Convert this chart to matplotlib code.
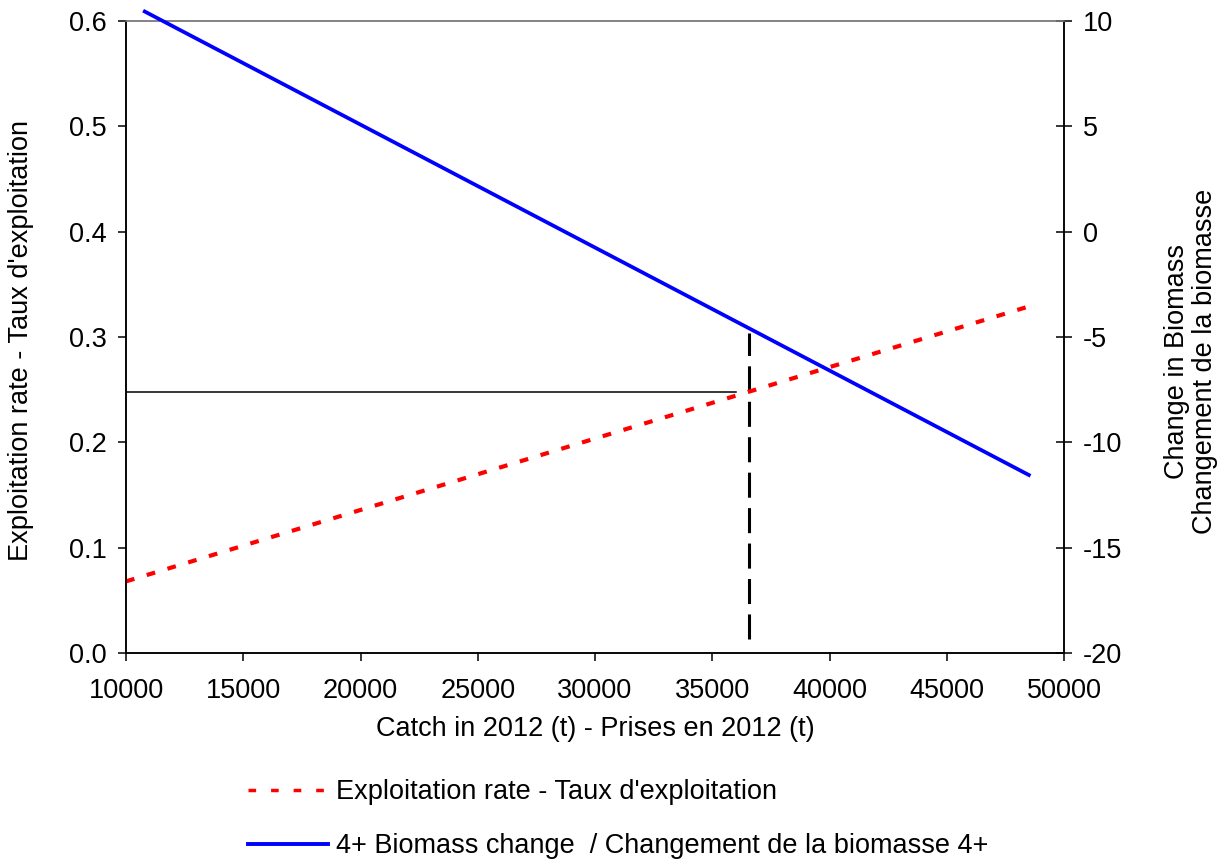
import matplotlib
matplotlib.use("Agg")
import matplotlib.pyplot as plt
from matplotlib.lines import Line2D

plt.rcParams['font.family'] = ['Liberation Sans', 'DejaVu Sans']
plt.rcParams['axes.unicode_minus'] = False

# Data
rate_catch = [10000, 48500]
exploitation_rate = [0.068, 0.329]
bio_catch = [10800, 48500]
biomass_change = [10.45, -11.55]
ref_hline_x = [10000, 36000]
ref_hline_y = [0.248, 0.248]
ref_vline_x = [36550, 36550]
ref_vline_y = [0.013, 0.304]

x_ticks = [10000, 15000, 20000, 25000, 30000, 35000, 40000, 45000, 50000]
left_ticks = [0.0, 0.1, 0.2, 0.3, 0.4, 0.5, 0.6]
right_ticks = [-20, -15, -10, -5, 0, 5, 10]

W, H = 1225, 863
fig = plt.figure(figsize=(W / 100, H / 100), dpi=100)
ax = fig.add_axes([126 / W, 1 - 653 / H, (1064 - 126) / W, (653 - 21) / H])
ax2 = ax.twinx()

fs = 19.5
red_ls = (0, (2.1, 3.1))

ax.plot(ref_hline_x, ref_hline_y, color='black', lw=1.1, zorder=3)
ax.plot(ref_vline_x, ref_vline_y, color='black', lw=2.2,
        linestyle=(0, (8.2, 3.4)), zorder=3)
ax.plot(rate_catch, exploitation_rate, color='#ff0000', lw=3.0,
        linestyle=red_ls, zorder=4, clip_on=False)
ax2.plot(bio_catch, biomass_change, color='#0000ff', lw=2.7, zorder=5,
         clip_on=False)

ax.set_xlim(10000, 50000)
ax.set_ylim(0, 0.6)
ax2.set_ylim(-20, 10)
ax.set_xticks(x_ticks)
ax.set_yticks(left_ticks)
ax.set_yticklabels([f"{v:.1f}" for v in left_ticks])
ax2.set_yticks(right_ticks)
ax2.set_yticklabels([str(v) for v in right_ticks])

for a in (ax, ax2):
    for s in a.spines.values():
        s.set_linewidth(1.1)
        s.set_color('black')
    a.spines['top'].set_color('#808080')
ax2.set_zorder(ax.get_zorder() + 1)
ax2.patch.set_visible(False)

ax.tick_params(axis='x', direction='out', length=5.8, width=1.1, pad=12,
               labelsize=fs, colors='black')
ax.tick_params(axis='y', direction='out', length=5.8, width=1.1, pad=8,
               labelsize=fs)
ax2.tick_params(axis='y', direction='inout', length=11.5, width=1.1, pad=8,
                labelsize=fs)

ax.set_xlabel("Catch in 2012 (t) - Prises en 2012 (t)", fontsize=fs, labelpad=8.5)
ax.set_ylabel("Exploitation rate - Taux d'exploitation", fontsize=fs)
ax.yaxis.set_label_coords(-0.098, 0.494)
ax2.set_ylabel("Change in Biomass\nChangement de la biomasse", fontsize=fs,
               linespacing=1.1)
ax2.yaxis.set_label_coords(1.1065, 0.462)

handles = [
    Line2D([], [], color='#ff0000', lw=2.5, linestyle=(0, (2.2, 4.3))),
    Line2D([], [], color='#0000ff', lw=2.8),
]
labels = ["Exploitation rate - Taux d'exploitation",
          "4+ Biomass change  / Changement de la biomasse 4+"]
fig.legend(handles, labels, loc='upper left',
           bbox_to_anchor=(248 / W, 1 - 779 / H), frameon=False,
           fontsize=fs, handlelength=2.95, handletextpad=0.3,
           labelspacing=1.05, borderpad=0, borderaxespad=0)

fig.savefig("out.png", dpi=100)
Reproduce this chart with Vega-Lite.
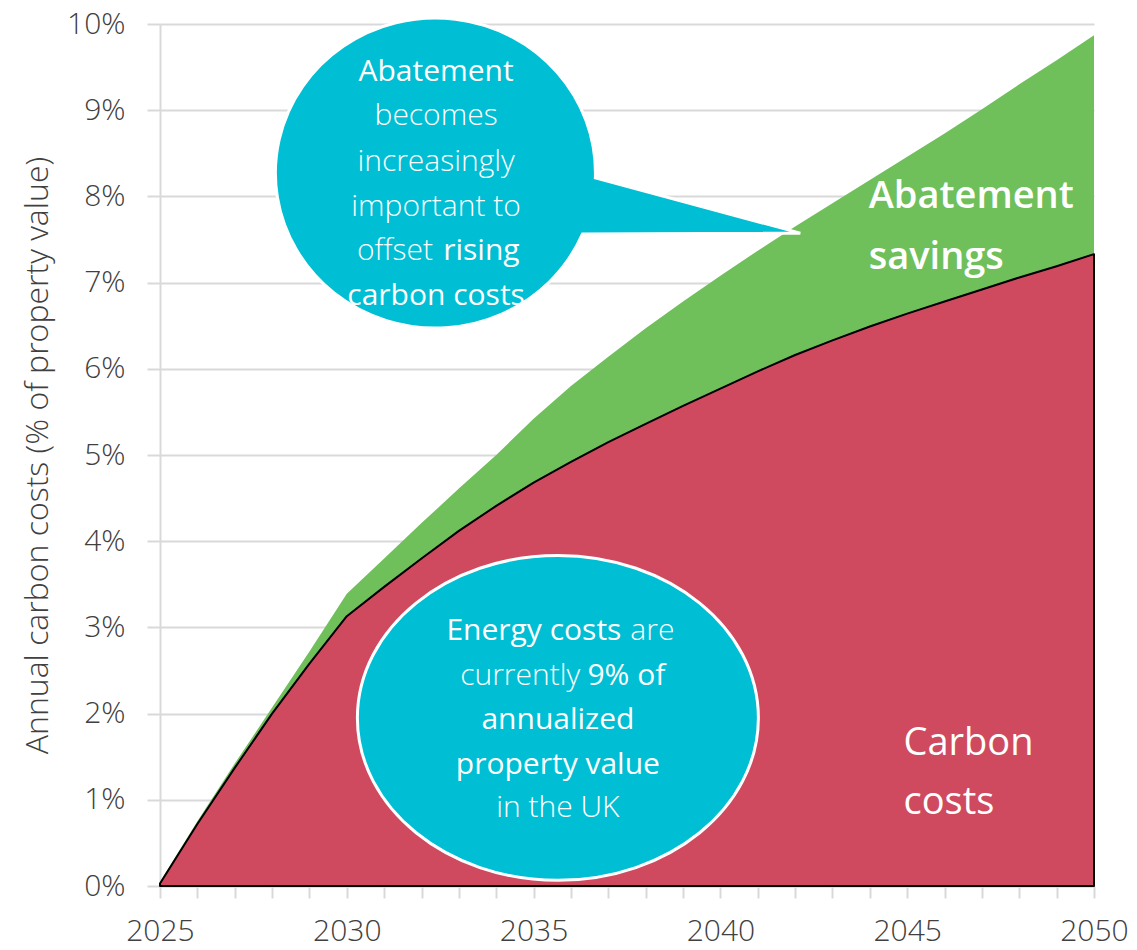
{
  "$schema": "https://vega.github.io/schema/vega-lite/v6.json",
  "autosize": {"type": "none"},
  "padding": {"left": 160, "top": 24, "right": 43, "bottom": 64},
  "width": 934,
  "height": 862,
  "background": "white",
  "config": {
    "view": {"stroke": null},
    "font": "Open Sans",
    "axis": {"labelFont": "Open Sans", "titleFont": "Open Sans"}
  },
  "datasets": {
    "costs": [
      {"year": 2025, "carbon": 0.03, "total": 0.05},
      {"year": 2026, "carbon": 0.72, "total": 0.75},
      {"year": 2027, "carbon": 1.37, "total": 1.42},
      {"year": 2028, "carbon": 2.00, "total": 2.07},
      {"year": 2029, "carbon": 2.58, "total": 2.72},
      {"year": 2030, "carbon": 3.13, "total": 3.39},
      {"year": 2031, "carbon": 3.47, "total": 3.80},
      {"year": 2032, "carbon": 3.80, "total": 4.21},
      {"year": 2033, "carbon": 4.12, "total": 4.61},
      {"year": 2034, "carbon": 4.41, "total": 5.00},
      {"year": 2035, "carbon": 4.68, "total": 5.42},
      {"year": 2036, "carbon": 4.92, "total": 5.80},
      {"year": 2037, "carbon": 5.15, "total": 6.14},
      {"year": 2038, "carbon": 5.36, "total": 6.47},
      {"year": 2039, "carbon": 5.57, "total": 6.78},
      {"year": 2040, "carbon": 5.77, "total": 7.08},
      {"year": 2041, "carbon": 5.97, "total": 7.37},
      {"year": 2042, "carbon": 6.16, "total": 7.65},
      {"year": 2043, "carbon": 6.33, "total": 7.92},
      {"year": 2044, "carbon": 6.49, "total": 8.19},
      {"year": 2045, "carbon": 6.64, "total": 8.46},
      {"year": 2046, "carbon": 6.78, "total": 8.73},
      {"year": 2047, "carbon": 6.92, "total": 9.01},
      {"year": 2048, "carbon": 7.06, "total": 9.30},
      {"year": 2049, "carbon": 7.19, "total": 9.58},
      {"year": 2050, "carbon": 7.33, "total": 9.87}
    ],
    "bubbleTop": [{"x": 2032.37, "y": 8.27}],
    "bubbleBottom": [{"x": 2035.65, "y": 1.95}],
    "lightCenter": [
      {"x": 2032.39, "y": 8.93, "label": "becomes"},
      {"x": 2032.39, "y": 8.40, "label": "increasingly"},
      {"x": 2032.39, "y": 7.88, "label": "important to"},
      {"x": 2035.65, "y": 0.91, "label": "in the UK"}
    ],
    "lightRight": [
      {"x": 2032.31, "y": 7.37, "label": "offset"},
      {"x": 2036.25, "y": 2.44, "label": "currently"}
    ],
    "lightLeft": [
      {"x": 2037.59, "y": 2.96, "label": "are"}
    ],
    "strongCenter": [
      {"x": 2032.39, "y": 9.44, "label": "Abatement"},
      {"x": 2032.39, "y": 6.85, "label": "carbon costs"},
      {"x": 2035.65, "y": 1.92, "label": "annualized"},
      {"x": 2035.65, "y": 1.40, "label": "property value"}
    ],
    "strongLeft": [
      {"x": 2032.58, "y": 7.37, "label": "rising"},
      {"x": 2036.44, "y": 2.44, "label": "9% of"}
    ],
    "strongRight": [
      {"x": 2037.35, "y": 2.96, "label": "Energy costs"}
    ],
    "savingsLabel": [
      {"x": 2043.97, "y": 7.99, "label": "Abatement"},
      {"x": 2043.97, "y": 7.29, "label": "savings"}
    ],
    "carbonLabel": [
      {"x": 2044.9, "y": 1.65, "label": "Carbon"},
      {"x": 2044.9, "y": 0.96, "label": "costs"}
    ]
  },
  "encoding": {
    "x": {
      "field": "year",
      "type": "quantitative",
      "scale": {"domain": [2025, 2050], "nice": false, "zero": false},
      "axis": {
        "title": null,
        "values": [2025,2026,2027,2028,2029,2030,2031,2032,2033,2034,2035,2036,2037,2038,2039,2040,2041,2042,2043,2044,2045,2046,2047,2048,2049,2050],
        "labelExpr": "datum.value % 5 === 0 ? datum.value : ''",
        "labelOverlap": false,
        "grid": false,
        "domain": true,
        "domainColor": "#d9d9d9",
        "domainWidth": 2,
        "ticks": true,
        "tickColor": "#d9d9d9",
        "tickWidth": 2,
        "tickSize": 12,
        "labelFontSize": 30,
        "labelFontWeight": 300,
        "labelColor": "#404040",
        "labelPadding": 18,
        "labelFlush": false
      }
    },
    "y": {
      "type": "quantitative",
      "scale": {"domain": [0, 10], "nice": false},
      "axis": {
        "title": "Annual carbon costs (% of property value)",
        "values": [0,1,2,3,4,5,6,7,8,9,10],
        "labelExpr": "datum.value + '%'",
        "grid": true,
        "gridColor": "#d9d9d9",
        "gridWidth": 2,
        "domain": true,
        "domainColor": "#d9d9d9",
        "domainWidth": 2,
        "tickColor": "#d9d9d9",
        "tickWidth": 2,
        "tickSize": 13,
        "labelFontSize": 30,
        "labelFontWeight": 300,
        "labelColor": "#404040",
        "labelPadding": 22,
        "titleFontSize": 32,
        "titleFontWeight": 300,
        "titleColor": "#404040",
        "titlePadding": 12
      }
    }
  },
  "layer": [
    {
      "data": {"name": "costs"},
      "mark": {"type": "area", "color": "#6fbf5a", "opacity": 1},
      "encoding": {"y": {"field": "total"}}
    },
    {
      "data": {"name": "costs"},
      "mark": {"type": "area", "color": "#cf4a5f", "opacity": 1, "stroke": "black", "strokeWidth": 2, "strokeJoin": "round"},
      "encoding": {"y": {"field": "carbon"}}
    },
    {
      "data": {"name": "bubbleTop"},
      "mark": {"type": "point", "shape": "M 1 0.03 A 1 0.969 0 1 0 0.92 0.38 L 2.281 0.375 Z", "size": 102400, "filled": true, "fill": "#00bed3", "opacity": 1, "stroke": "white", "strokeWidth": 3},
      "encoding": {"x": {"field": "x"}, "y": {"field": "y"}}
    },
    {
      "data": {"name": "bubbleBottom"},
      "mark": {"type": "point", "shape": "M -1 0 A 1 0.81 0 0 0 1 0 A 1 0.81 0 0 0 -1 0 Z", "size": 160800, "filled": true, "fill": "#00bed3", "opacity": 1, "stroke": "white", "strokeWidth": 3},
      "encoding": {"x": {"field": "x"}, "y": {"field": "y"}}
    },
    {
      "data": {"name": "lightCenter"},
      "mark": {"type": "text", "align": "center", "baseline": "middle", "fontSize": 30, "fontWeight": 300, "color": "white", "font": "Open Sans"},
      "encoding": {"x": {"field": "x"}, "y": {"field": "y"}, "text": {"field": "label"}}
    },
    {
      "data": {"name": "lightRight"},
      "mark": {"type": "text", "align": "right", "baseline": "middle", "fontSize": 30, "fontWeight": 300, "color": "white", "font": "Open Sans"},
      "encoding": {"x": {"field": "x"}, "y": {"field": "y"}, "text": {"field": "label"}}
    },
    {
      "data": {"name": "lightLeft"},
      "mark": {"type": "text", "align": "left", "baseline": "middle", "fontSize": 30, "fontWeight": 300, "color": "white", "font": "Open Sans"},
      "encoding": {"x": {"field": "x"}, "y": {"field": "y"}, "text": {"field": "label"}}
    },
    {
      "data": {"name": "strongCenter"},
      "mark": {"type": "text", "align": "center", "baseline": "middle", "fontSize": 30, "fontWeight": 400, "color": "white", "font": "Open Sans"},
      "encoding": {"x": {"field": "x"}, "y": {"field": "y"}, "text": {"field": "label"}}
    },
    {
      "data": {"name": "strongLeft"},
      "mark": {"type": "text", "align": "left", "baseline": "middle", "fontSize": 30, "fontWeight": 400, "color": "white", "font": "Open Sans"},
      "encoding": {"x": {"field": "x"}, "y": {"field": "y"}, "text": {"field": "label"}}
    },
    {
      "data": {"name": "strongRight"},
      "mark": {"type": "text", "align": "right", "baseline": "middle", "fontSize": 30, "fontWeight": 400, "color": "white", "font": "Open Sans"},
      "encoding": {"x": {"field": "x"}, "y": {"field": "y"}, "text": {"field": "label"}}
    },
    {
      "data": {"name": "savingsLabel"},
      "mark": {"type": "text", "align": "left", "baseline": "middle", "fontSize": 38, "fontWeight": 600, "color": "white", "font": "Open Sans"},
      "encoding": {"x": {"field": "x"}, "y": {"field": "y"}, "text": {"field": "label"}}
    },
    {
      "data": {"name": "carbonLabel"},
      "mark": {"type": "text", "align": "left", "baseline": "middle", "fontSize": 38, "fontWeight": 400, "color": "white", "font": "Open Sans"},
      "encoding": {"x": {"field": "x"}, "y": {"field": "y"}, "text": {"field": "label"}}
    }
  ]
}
######
To do | Without the pictures, repeat the entries above line by line, from the first through the one that contains "plt.rcParams['axes.unicode_minus'] = False", both ends included.

Problem solution |
Convert this chart to matplotlib code.
import matplotlib
matplotlib.use("Agg")
import matplotlib.pyplot as plt
from matplotlib.lines import Line2D

plt.rcParams['font.family'] = ['Liberation Sans', 'DejaVu Sans']
plt.rcParams['axes.unicode_minus'] = False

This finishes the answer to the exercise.